The task → Please retype the data in full and exactly; the pictures are not part of the copy.

Provided material →
-=-=-=-=-
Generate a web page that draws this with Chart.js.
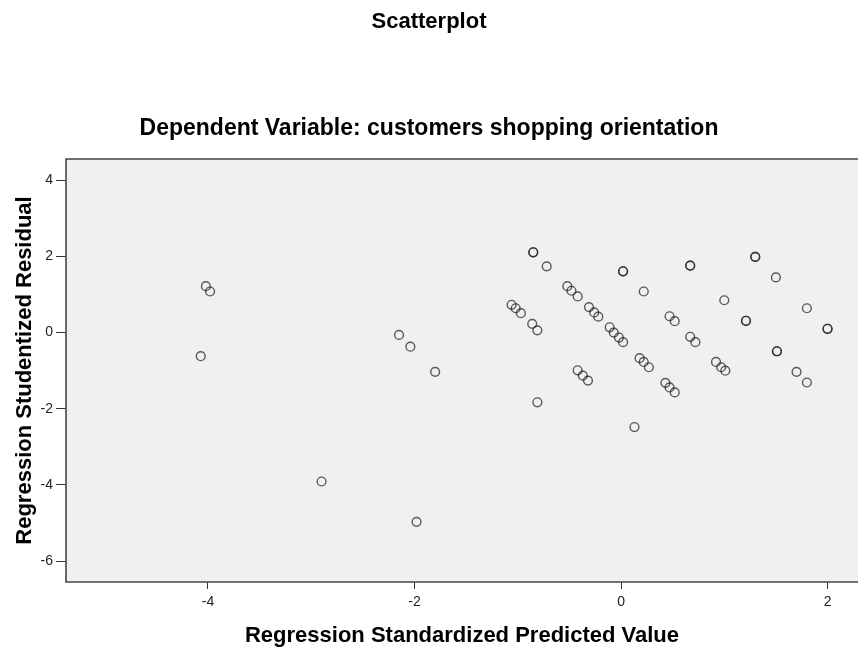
<!DOCTYPE html>
<html>
<head>
<meta charset="utf-8">
<title>Scatterplot</title>
<script src="https://cdn.jsdelivr.net/npm/chart.js@4/dist/chart.umd.min.js"></script>
<style>
  html, body { margin: 0; padding: 0; background: #fff; }
  #wrap { width: 858px; height: 649px; }
</style>
</head>
<body>
<div id="wrap"><canvas id="chart"></canvas></div>
<script>
// predicted values (x) and studentized residuals (y)
const predicted = [
  -4.02, -3.98, -4.07, -2.15, -2.04, -1.80, -2.90, -1.98,
  -0.85, -0.85, -0.72, 0.02, 0.02, 0.67, 0.67, 1.30, 1.30, 1.50,
  0.22, 1.00, 1.80, 1.21, 1.21, 2.00, 2.00,
  -0.52, -0.48, -0.42, -1.06, -1.02, -0.97, -0.86, -0.81,
  -0.31, -0.26, -0.22, -0.11, -0.07, -0.02, 0.02,
  0.47, 0.52, 0.67, 0.72, 0.18, 0.22, 0.27,
  0.92, 0.97, 1.01, 1.51, 1.51, 1.70, 1.80,
  -0.42, -0.37, -0.32, 0.43, 0.47, 0.52, -0.81, 0.13
];
const residuals = [
  1.22, 1.08, -0.62, -0.06, -0.37, -1.03, -3.91, -4.97,
  2.11, 2.11, 1.74, 1.61, 1.61, 1.76, 1.76, 1.99, 1.99, 1.45,
  1.08, 0.85, 0.64, 0.31, 0.31, 0.10, 0.10,
  1.22, 1.10, 0.95, 0.73, 0.64, 0.51, 0.23, 0.06,
  0.67, 0.53, 0.42, 0.14, 0.00, -0.13, -0.25,
  0.43, 0.30, -0.11, -0.25, -0.67, -0.77, -0.91,
  -0.77, -0.91, -1.00, -0.49, -0.49, -1.03, -1.31,
  -0.99, -1.13, -1.26, -1.32, -1.44, -1.57, -1.83, -2.48
];
const xTicks = [-4, -2, 0, 2];
const yTicks = [-6, -4, -2, 0, 2, 4];

const points = predicted.map((x, i) => ({ x: x, y: residuals[i] }));

const font = "'Liberation Sans', Arial, sans-serif";

// grey plot background and frame like SPSS (right side is cut off in the original)
const plotFrame = {
  id: 'plotFrame',
  beforeDraw(chart) {
    const a = chart.chartArea;
    const ctx = chart.ctx;
    ctx.save();
    ctx.fillStyle = '#f0f0f0';
    ctx.fillRect(a.left, a.top, a.right - a.left, a.bottom - a.top);
    ctx.restore();
  },
  afterDraw(chart) {
    const a = chart.chartArea;
    const ctx = chart.ctx;
    ctx.save();
    ctx.strokeStyle = '#444';
    ctx.lineWidth = 1.6;
    ctx.beginPath();
    ctx.moveTo(a.right, a.top);
    ctx.lineTo(a.left, a.top);
    ctx.lineTo(a.left, a.bottom);
    ctx.lineTo(a.right, a.bottom);
    ctx.stroke();
    ctx.restore();
  }
};

new Chart(document.getElementById('chart'), {
  type: 'scatter',
  data: {
    datasets: [{
      data: points,
      pointStyle: 'circle',
      pointRadius: 4.4,
      pointBorderWidth: 1.4,
      pointBackgroundColor: 'rgba(0,0,0,0)',
      pointBorderColor: 'rgba(30,30,30,0.72)',
      clip: false
    }]
  },
  options: {
    responsive: true,
    maintainAspectRatio: false,
    animation: false,
    layout: { padding: 0, autoPadding: false },
    plugins: {
      legend: { display: false },
      tooltip: { enabled: false },
      title: {
        display: true,
        text: 'Scatterplot',
        color: '#000',
        font: { family: font, size: 22, weight: 'bold' },
        padding: { top: 9, bottom: 79 }
      },
      subtitle: {
        display: true,
        text: 'Dependent Variable: customers shopping orientation',
        color: '#000',
        font: { family: font, size: 23, weight: 'bold' },
        padding: { top: 0, bottom: 17 }
      }
    },
    scales: {
      x: {
        type: 'linear',
        min: -5.375,
        max: 2.295,
        afterBuildTicks: (scale) => { scale.ticks = xTicks.map(v => ({ value: v })); },
        afterFit: (scale) => {
          scale.height = 67;
          scale.paddingLeft = 0;
          scale.paddingRight = 0;
        },
        grid: {
          drawOnChartArea: false,
          drawTicks: true,
          tickLength: 7,
          color: '#333'
        },
        border: { display: false },
        ticks: {
          color: '#222',
          font: { family: font, size: 14 },
          padding: 5
        },
        title: {
          display: true,
          text: 'Regression Standardized Predicted Value',
          color: '#000',
          font: { family: font, size: 22, weight: 'bold' },
          padding: { top: 4, bottom: 0 }
        }
      },
      y: {
        type: 'linear',
        min: -6.55,
        max: 4.56,
        afterBuildTicks: (scale) => { scale.ticks = yTicks.map(v => ({ value: v })); },
        afterFit: (scale) => {
          scale.width = 66;
          scale.paddingTop = 0;
          scale.paddingBottom = 0;
        },
        grid: {
          drawOnChartArea: false,
          drawTicks: true,
          tickLength: 10,
          color: '#333'
        },
        border: { display: false },
        ticks: {
          color: '#222',
          font: { family: font, size: 14 },
          padding: 3
        },
        title: {
          display: true,
          text: 'Regression Studentized Residual',
          color: '#000',
          font: { family: font, size: 22, weight: 'bold' },
          padding: { top: 12, bottom: 0 }
        }
      }
    }
  },
  plugins: [plotFrame]
});
</script>
</body>
</html>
-=-=-=-=-
Finished answer →
Generate a web page that draws this with Chart.js.
<!DOCTYPE html>
<html>
<head>
<meta charset="utf-8">
<title>Scatterplot</title>
<script src="https://cdn.jsdelivr.net/npm/chart.js@4/dist/chart.umd.min.js"></script>
<style>
  html, body { margin: 0; padding: 0; background: #fff; }
  #wrap { width: 858px; height: 649px; }
</style>
</head>
<body>
<div id="wrap"><canvas id="chart"></canvas></div>
<script>
// predicted values (x) and studentized residuals (y)
const predicted = [
  -4.02, -3.98, -4.07, -2.15, -2.04, -1.80, -2.90, -1.98,
  -0.85, -0.85, -0.72, 0.02, 0.02, 0.67, 0.67, 1.30, 1.30, 1.50,
  0.22, 1.00, 1.80, 1.21, 1.21, 2.00, 2.00,
  -0.52, -0.48, -0.42, -1.06, -1.02, -0.97, -0.86, -0.81,
  -0.31, -0.26, -0.22, -0.11, -0.07, -0.02, 0.02,
  0.47, 0.52, 0.67, 0.72, 0.18, 0.22, 0.27,
  0.92, 0.97, 1.01, 1.51, 1.51, 1.70, 1.80,
  -0.42, -0.37, -0.32, 0.43, 0.47, 0.52, -0.81, 0.13
];
const residuals = [
  1.22, 1.08, -0.62, -0.06, -0.37, -1.03, -3.91, -4.97,
  2.11, 2.11, 1.74, 1.61, 1.61, 1.76, 1.76, 1.99, 1.99, 1.45,
  1.08, 0.85, 0.64, 0.31, 0.31, 0.10, 0.10,
  1.22, 1.10, 0.95, 0.73, 0.64, 0.51, 0.23, 0.06,
  0.67, 0.53, 0.42, 0.14, 0.00, -0.13, -0.25,
  0.43, 0.30, -0.11, -0.25, -0.67, -0.77, -0.91,
  -0.77, -0.91, -1.00, -0.49, -0.49, -1.03, -1.31,
  -0.99, -1.13, -1.26, -1.32, -1.44, -1.57, -1.83, -2.48
];
const xTicks = [-4, -2, 0, 2];
const yTicks = [-6, -4, -2, 0, 2, 4];

const points = predicted.map((x, i) => ({ x: x, y: residuals[i] }));

const font = "'Liberation Sans', Arial, sans-serif";

// grey plot background and frame like SPSS (right side is cut off in the original)
const plotFrame = {
  id: 'plotFrame',
  beforeDraw(chart) {
    const a = chart.chartArea;
    const ctx = chart.ctx;
    ctx.save();
    ctx.fillStyle = '#f0f0f0';
    ctx.fillRect(a.left, a.top, a.right - a.left, a.bottom - a.top);
    ctx.restore();
  },
  afterDraw(chart) {
    const a = chart.chartArea;
    const ctx = chart.ctx;
    ctx.save();
    ctx.strokeStyle = '#444';
    ctx.lineWidth = 1.6;
    ctx.beginPath();
    ctx.moveTo(a.right, a.top);
    ctx.lineTo(a.left, a.top);
    ctx.lineTo(a.left, a.bottom);
    ctx.lineTo(a.right, a.bottom);
    ctx.stroke();
    ctx.restore();
  }
};

new Chart(document.getElementById('chart'), {
  type: 'scatter',
  data: {
    datasets: [{
      data: points,
      pointStyle: 'circle',
      pointRadius: 4.4,
      pointBorderWidth: 1.4,
      pointBackgroundColor: 'rgba(0,0,0,0)',
      pointBorderColor: 'rgba(30,30,30,0.72)',
      clip: false
    }]
  },
  options: {
    responsive: true,
    maintainAspectRatio: false,
    animation: false,
    layout: { padding: 0, autoPadding: false },
    plugins: {
      legend: { display: false },
      tooltip: { enabled: false },
      title: {
        display: true,
        text: 'Scatterplot',
        color: '#000',
        font: { family: font, size: 22, weight: 'bold' },
        padding: { top: 9, bottom: 79 }
      },
      subtitle: {
        display: true,
        text: 'Dependent Variable: customers shopping orientation',
        color: '#000',
        font: { family: font, size: 23, weight: 'bold' },
        padding: { top: 0, bottom: 17 }
      }
    },
    scales: {
      x: {
        type: 'linear',
        min: -5.375,
        max: 2.295,
        afterBuildTicks: (scale) => { scale.ticks = xTicks.map(v => ({ value: v })); },
        afterFit: (scale) => {
          scale.height = 67;
          scale.paddingLeft = 0;
          scale.paddingRight = 0;
        },
        grid: {
          drawOnChartArea: false,
          drawTicks: true,
          tickLength: 7,
          color: '#333'
        },
        border: { display: false },
        ticks: {
          color: '#222',
          font: { family: font, size: 14 },
          padding: 5
        },
        title: {
          display: true,
          text: 'Regression Standardized Predicted Value',
          color: '#000',
          font: { family: font, size: 22, weight: 'bold' },
          padding: { top: 4, bottom: 0 }
        }
      },
      y: {
        type: 'linear',
        min: -6.55,
        max: 4.56,
        afterBuildTicks: (scale) => { scale.ticks = yTicks.map(v => ({ value: v })); },
        afterFit: (scale) => {
          scale.width = 66;
          scale.paddingTop = 0;
          scale.paddingBottom = 0;
        },
        grid: {
          drawOnChartArea: false,
          drawTicks: true,
          tickLength: 10,
          color: '#333'
        },
        border: { display: false },
        ticks: {
          color: '#222',
          font: { family: font, size: 14 },
          padding: 3
        },
        title: {
          display: true,
          text: 'Regression Studentized Residual',
          color: '#000',
          font: { family: font, size: 22, weight: 'bold' },
          padding: { top: 12, bottom: 0 }
        }
      }
    }
  },
  plugins: [plotFrame]
});
</script>
</body>
</html>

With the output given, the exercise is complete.